At Nakasero Market in downtown Kampala, trader Richard Katongole says smartphones have transformed how he does business, allowing him to reach customers beyond the physical market.

“A smartphone has expanded my market beyond Nakasero. Many customers first contact me online before coming to buy,” Katongole said.

However, he says the benefits of digital commerce are being eroded by mobile money costs, especially withdrawal charges.

“When a customer pays using mobile money, I still have to withdraw the money to restock. The withdrawal charges and taxes reduce what I finally take home. For small traders like us, every shilling matters.”

Another trader, Janet Namuwaya, echoed similar concerns, saying mobile money charges are increasingly shaping how customers choose to pay.

“A smartphone is no longer a luxury. It helps me communicate with customers, market my products and receive payments. Without it, business becomes difficult,” she said.

She noted that some customers now prefer cash transactions to avoid deductions.

“Many customers complain about the charges. Some avoid mobile money completely because of the taxes involved. Others ask to pay in cash so they don’t lose money through deductions.”

The Uganda Communications Commission (UCC) says smartphone penetration continues to grow as more services shift online.

Uganda Communications Commission Head of Corporate Affairs Ibrahim Bbosa says digital access is central to Uganda’s transformation agenda.

“The future is digital. Access to smartphones enables citizens to participate in e-commerce, digital learning, e-government services and financial inclusion,” he said.

Despite this, affordability remains a major barrier.

Technology entrepreneur Michael Niyitegeka, Chief Executive Officer of Refactory, says both smartphone prices and mobile money charges are excluding many Ugandans from the digital economy.

He recalled sending Shs5,000 to a worker, who later said withdrawing it would cost nearly Shs2,000.

“To some people that amount may seem small, but for him it was significant. That is money that could have bought a meal or covered transport,” he said.

Niyitegeka argues that such costs discourage digital transactions and weaken efforts to build a technology-driven economy.

“We cannot talk about a digital economy while the tools needed to participate remain expensive. Smartphones and mobile money are the backbone of digital commerce.”

Business advocates say the impact is especially severe for micro, small and medium enterprises (MSMEs), which dominate Uganda’s economy.

Federation of Small and Medium Enterprises Uganda Executive Director John Walugembe says lowering transaction costs would significantly improve business performance.

“When you reduce the cost of connectivity and financial transactions, you improve business efficiency.

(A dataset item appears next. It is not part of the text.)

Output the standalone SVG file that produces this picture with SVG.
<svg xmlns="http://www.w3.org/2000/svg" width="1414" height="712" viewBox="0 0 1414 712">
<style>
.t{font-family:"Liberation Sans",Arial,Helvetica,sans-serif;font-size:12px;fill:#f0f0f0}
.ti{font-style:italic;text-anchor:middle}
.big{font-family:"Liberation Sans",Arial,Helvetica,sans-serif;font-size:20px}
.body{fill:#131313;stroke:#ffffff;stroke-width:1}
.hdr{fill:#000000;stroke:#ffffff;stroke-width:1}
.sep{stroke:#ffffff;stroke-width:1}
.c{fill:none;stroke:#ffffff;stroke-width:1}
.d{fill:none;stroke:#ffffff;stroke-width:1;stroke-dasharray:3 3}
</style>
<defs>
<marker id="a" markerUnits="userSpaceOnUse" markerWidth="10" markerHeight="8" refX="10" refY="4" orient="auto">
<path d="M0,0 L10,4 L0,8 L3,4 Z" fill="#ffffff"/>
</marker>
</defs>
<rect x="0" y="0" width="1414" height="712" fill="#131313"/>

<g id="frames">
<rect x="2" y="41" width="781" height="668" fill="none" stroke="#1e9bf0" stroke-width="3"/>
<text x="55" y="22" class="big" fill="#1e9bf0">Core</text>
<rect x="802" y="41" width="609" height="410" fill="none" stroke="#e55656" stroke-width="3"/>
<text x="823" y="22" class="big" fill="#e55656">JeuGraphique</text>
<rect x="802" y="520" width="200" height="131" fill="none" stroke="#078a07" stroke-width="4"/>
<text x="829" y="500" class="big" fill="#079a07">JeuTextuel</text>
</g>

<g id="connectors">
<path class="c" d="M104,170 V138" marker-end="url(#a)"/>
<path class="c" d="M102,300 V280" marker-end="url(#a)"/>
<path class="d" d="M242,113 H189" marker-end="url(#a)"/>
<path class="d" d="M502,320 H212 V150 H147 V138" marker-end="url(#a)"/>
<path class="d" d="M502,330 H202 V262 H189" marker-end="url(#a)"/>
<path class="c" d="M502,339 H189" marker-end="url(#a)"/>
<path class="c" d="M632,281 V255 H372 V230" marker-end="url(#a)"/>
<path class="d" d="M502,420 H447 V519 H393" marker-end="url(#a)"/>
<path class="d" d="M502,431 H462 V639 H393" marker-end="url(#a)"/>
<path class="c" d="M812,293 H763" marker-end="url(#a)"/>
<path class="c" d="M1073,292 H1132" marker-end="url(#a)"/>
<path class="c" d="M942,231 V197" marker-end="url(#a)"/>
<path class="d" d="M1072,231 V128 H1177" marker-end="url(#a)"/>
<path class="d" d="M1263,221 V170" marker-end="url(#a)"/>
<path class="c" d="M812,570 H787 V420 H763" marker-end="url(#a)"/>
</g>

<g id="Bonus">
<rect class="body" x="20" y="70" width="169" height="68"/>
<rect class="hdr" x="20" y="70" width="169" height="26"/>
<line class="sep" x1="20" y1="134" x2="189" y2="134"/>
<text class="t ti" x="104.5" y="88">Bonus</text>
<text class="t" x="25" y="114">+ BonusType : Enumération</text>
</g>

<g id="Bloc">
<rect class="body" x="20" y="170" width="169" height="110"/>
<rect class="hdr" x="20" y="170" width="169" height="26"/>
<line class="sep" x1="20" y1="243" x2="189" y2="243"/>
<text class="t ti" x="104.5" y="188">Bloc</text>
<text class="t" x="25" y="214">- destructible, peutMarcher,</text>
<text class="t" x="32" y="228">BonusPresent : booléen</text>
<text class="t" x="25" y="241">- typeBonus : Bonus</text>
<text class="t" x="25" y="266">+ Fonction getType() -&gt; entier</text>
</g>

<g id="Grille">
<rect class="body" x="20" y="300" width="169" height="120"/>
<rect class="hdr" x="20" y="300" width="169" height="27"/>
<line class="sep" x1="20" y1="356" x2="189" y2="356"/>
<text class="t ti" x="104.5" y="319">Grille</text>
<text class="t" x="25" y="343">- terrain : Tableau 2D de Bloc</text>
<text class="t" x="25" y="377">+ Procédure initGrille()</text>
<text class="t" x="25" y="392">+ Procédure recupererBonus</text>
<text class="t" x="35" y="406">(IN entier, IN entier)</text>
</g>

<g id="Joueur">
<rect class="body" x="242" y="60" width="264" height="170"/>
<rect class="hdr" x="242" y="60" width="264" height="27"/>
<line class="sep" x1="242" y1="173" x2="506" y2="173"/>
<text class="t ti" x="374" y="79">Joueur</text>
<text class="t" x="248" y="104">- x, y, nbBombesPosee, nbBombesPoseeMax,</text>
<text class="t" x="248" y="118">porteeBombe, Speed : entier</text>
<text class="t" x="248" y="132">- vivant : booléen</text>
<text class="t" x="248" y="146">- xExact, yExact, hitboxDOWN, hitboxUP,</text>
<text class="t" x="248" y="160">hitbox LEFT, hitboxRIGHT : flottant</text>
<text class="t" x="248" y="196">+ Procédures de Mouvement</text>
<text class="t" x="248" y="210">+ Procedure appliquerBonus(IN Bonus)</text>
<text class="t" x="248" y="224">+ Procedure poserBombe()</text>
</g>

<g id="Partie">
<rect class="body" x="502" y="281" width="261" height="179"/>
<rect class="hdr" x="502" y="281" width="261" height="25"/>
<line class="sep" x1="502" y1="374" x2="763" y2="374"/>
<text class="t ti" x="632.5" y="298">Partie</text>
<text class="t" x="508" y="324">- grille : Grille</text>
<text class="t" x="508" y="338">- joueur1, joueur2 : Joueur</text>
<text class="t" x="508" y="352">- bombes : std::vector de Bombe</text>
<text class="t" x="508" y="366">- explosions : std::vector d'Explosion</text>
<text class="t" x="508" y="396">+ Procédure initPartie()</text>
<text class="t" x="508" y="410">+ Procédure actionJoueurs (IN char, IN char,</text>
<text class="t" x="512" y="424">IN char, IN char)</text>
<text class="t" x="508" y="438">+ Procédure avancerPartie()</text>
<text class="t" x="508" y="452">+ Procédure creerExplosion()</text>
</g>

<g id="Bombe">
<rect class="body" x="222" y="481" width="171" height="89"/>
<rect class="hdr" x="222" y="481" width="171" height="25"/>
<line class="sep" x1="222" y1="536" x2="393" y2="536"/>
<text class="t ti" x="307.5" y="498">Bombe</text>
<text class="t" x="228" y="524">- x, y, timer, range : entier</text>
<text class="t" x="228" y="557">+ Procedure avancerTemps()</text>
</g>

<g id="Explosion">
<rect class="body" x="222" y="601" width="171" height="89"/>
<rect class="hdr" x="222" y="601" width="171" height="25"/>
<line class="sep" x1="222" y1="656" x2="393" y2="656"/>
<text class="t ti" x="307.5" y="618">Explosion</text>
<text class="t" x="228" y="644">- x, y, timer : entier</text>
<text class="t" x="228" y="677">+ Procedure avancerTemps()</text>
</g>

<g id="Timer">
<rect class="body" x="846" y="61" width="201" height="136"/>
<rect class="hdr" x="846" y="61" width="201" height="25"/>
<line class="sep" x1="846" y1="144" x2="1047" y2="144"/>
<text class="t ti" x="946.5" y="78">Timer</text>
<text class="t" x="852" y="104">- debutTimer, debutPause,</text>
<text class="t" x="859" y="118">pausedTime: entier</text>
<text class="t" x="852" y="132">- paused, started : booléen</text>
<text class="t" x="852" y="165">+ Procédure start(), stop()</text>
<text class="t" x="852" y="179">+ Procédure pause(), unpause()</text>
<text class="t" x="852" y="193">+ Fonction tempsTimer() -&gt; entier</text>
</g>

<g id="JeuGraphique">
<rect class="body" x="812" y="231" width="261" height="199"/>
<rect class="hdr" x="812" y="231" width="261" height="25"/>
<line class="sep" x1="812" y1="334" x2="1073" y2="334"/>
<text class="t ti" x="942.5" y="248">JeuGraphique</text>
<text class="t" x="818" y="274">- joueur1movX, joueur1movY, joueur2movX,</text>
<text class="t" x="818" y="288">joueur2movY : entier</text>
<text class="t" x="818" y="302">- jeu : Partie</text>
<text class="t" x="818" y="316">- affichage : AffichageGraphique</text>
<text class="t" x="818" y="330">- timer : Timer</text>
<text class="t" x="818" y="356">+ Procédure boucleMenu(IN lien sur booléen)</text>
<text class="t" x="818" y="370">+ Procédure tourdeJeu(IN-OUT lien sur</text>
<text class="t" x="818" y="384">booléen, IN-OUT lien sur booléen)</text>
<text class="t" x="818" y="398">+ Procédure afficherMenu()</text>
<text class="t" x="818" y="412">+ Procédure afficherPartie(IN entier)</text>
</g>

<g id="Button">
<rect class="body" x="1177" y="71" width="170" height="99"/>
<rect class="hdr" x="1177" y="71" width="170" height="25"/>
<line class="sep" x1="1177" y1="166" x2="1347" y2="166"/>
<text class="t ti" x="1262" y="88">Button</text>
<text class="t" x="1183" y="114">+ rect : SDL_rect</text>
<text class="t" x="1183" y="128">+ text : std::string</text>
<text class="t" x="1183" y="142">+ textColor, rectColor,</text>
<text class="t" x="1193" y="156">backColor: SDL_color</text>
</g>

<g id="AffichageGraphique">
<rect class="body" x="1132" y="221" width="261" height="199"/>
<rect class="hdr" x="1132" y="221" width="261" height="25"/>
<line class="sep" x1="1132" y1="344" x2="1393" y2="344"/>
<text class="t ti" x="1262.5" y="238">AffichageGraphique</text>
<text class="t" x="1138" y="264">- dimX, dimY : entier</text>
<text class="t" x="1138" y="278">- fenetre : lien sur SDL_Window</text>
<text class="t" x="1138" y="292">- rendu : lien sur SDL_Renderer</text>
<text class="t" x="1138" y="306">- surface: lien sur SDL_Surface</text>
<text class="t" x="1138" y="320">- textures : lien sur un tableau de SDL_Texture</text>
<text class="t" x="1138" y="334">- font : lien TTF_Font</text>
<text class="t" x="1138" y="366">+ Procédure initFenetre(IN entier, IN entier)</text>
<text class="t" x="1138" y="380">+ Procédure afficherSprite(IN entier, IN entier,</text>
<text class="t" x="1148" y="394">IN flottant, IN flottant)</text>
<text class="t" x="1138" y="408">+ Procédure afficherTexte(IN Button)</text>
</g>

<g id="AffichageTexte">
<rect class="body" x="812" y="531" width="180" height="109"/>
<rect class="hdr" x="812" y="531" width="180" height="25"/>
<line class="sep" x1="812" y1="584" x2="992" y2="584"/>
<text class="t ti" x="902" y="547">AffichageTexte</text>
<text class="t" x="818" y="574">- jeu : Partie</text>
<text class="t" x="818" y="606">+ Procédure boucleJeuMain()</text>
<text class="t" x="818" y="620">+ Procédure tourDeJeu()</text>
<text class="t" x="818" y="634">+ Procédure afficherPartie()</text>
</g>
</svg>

MSMEs can reach more customers and reduce operating costs,” he said.

Civil society actors also argue that reforms could have wider economic benefits.

Civil Society Budget Advocacy Group Executive Director Julius Mukunda says reducing taxes on smartphones and reviewing mobile money charges should be seen as an investment in productivity.

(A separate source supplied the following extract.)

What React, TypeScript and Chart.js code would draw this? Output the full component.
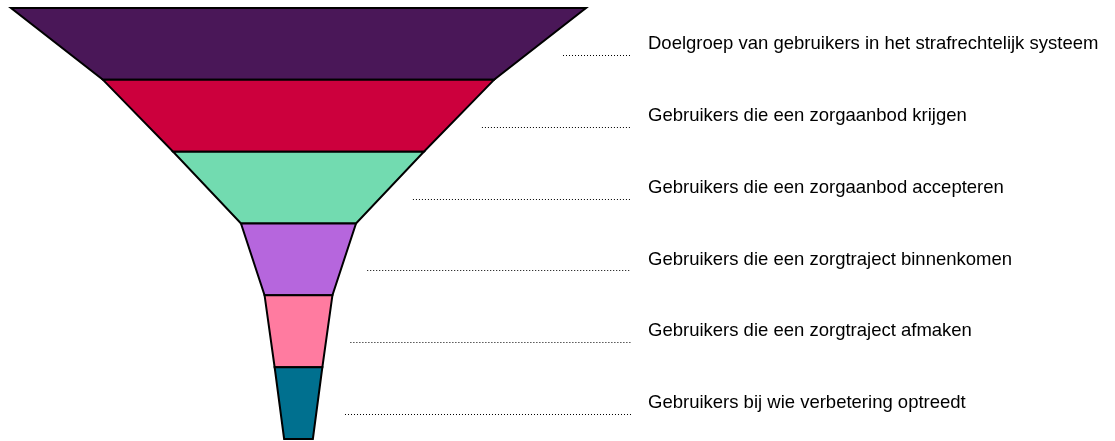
import React, { useEffect, useRef } from "react";
import { Chart, registerables } from "chart.js";

Chart.register(...registerables);

// ---- data ----
const stages: string[] = [
  "Doelgroep van gebruikers in het strafrechtelijk systeem",
  "Gebruikers die een zorgaanbod krijgen",
  "Gebruikers die een zorgaanbod accepteren",
  "Gebruikers die een zorgtraject binnenkomen",
  "Gebruikers die een zorgtraject afmaken",
  "Gebruikers bij wie verbetering optreedt",
];
// relative width at the top edge of each stage (first stage = 100)
const topWidths: number[] = [100, 68, 43.6, 20, 11.8, 8.3];
// relative width at the bottom edge of the last stage
const bottomWidth = 5;
const colors: string[] = ["#4A1758", "#CC003D", "#72DBB0", "#B666DD", "#FF7BA0", "#00708F"];

const funnelPlugin = {
  id: "funnelShapes",
  beforeDatasetDraw(chart: any, args: any) {
    const meta = chart.getDatasetMeta(args.index);
    const xs = chart.scales.x;
    const area = chart.chartArea;
    const ctx: CanvasRenderingContext2D = chart.ctx;
    const center = xs.getPixelForValue(0);
    ctx.save();
    meta.data.forEach((bar: any, i: number) => {
      const { y, height } = bar.getProps(["y", "height"], true);
      const top = y - height / 2;
      const bot = y + height / 2;
      const tw = topWidths[i];
      const bw = i + 1 < topWidths.length ? topWidths[i + 1] : bottomWidth;
      const tl = xs.getPixelForValue(-tw / 2);
      const tr = xs.getPixelForValue(tw / 2);
      const bl = xs.getPixelForValue(-bw / 2);
      const br = xs.getPixelForValue(bw / 2);
      ctx.beginPath();
      ctx.moveTo(tl, top);
      ctx.lineTo(tr, top);
      ctx.lineTo(br, bot);
      ctx.lineTo(bl, bot);
      ctx.closePath();
      ctx.fillStyle = colors[i];
      ctx.fill();
      ctx.lineWidth = 2;
      ctx.lineJoin = "miter";
      ctx.strokeStyle = "#000";
      ctx.stroke();

      // dotted leader line towards the label
      const start = Math.max((tr + br) / 2 + 23, center + 46.5);
      const end = area.right - 9;
      const ly = Math.round(y + 11) + 0.5;
      ctx.beginPath();
      ctx.setLineDash([1, 2]);
      ctx.lineWidth = 1;
      ctx.strokeStyle = "#000";
      ctx.moveTo(start, ly);
      ctx.lineTo(end, ly);
      ctx.stroke();
      ctx.setLineDash([]);
    });
    ctx.restore();
    return false;
  },
};

export default function App() {
  const ref = useRef<HTMLCanvasElement | null>(null);
  useEffect(() => {
    if (!ref.current) return;
    const chart = new Chart(ref.current, {
      type: "bar",
      data: {
        labels: stages,
        datasets: [
          {
            data: topWidths.map((w) => [-w / 2, w / 2]) as any,
            backgroundColor: colors,
            barPercentage: 1,
            categoryPercentage: 1,
          },
        ],
      },
      options: {
        indexAxis: "y",
        animation: false,
        responsive: true,
        maintainAspectRatio: false,
        layout: { padding: { top: 8, bottom: 2, left: 0, right: 0 } },
        plugins: { legend: { display: false }, tooltip: { enabled: false } },
        scales: {
          x: { type: "linear", display: false, min: -51.91, max: 59.39 },
          y: {
            type: "category",
            position: "right",
            grid: { display: false, drawTicks: false },
            border: { display: false },
            ticks: {
              padding: 8,
              color: "#000",
              font: { family: "'Liberation Sans', Arial, sans-serif", size: 18.5 },
            },
            afterFit: (s: any) => {
              s.width = 475;
              s.paddingTop = 0;
              s.paddingBottom = 0;
            },
          },
        },
      },
      plugins: [funnelPlugin],
    });
    return () => chart.destroy();
  }, []);
  return (
    <div style={{ position: "fixed", left: 0, top: 0, width: 1115, height: 441, background: "#fff" }}>
      <canvas ref={ref} />
    </div>
  );
}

“More people would participate in the digital economy, businesses would grow and government could eventually benefit from a broader tax base,” he said.

Uganda remains one of Africa’s leading mobile money markets, processing billions of shillings in transactions annually and extending financial services to millions of previously unbanked citizens.

However, economists warn that rising transaction costs risk pushing users back toward cash-based systems, slowing financial inclusion gains made over the past decade.

Tax experts also caution that while government revenue objectives are important, policymakers must strike a balance between revenue mobilisation and digital inclusion.

Government has acknowledged the concerns.

Outgoing ICT and National Guidance Minister Chris Baryomunsi says consultations on digital taxation remain ongoing.

“We are prepared to listen and engage stakeholders on these issues because digital transformation remains a priority,” he said.

He added, however, that reforms must consider fiscal realities.

“We have to strike a balance between encouraging digital adoption and ensuring domestic revenue mobilisation is not negatively affected.”

As Uganda moves toward a more digital economy, the debate over smartphone affordability and mobile money taxation continues to grow in urgency.

For traders like Breanda Namulindwa, Richard Katongole and Janet Namuwaya, the issue is practical rather than theoretical: cheaper connectivity means more customers, more sales and more opportunity.

The central question for policymakers remains whether current taxes on digital access are accelerating growth—or quietly slowing the country’s digital future.